Me cuentan del barbero de un pueblo malagueño que ha colocado en su local un cartel que transmite a su clientela el siguiente mandato:
PROHIBIDO HABLAR DE LA COSA
Este buen hombre estaba cansado de que todo el mundo trajese la misma cantinela: «¡Ay que ver lo mala que está la cosa!», «La cosa está que arde; cualquier día se va a liar una buena», «Este año la cosa está peor que el pasado», etcétera. España (y el mundo) se han sumido en una oscura sima de pesimismo y de falta de expectativas. Paro, empresas que cierran, hipotecas impagadas, pensiones que van tomando la forma de un ente de ficción de incierto futuro, políticos que podrían protagonizar una novela picaresca… Al fondo de toda esta negrura, solemne en su profundidad e inaccesible como los sueños, está este objeto extraño que, como el aleph de Borges, irradia un infinito misterio: la “cosa”.
¿Cómo podríamos definirla? Los que trabajan con el lenguaje saben que la amplitud del significado es proporcional a la dificultad de delimitar los exactos límites conceptuales.
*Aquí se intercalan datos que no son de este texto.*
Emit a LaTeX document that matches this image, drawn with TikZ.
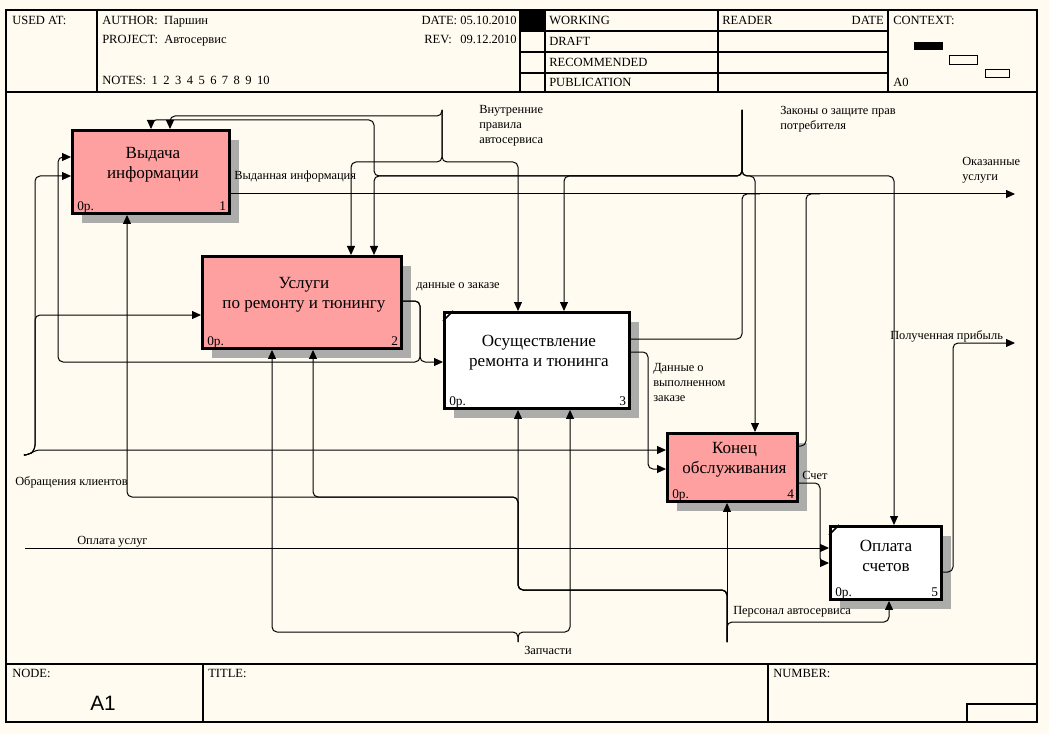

La cosa es el trabajo, la actividad económica, el dinero, la producción. Pero pienso que la gente quiere referirse con este término no sólo a unas fuerzas impersonales o mecánicas, fenómenos sociales que se mueven por su propio impulso, sino a algo dinámico, vivo, humano; algo que se mueve, piensa y siente. El cariz que toma esta “cosa’” depende de lo que miles, millones de personas hacen y, por tanto, piensan y creen.
Su definición es tan ardua como la de todos los grandes conceptos filosóficos que, desde los presocráticos a la Postmodernidad, han concebido las mentes creadoras: Ser, Ente, Dios, Realidad, Paradigma. No es la cosa menos compleja que el “ente” aristotélico -ese tenue poso que permanece en todos los seres, aunque estén en su continua mutación natural-, o ese “tiempo”, del que San Agustín decía conocer su cifra pero ignorar las palabras para definirlo, en caso de ser preguntado. También el término “realidad” en Zubiri tiene esa hondura genérica que lo abarca todo. ¿Y cómo dejarnos atrás el “noúmeno” de Kant, ese raro objeto que nunca podemos conocer del todo porque, en realidad, somos nosotros mismos quienes lo creamos?
Ahora que todo el mundo en España reivindica algo, no quiero ser menos; y pido para la “cosa” su estatuto de nobleza filosófica y para nuestro barbero estoico y burlón, un lugar, aunque sea modesto, en el Olimpo metafísico.